The Commission estimates that as of November 2, 2009, approximately 73 SEC-registered investment advisers that have custody of client assets were small entities that will be subject to the surprise examination requirement, and that no more than eight small entity advisers that have custody of client assets will be subject to the requirement of obtaining or receiving an internal control report.

(iii) Agency actions relevant to sections 202-205 of the Unfunded Mandates Reform Act of 1995, 2 U.S.C. sections 1532-1535

As an independent regulatory agency, the Commission is not subject to title II of the Unfunded Mandates Reform Act of 1995.

(iv) Other relevant information or requirements under acts and executive orders

Administrative Procedure Act, 5 U.S.C. sections 551 et seq.

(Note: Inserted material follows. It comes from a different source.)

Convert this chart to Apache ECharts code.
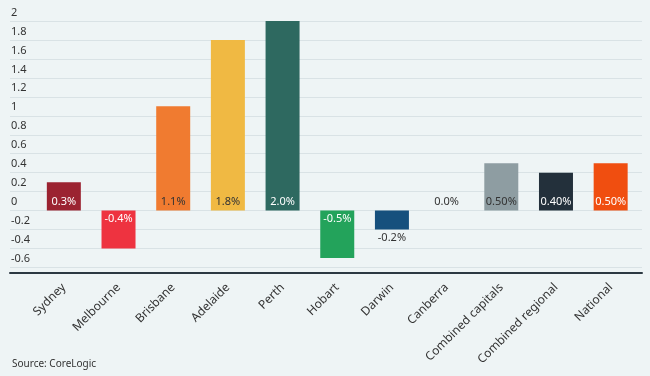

The final regulations were issued using the notice and comment procedures found at 5 U.S.C. sect. 553. On May 27, 2009, the Commission published a notice of proposed requirements for custody of funds or securities of clients by investment advisors. 74 Fed. Reg. 25,354. The Commission received more than 1,300 timely comment letters, which are addressed in the final rule. 75 Fed. Reg. 1,457.

Paperwork Reduction Act, 44 U.S.C. sections 3501-3520

The final rule contains collections of information subject to review by the Office of Management and Budget (OMB) under the Act. The Commission submitted the collection of information requirements to OMB for review under control numbers 3235–0241, 3235–0049, and 3235–0361.

Statutory authorization for the rule

The Commission states the final rule is authorized by the Investment Advisers Act of 1940. 15 U.S.C. sect. 80b.

Executive Order No. 12,866 (Regulatory Planning and Review)

As an independent regulatory agency, the Commission is not subject to the review requirements of the order.

Executive Order No. 13,132 (Federalism)

As an independent regulatory agency, the Commission is not subject to the review requirements of the order.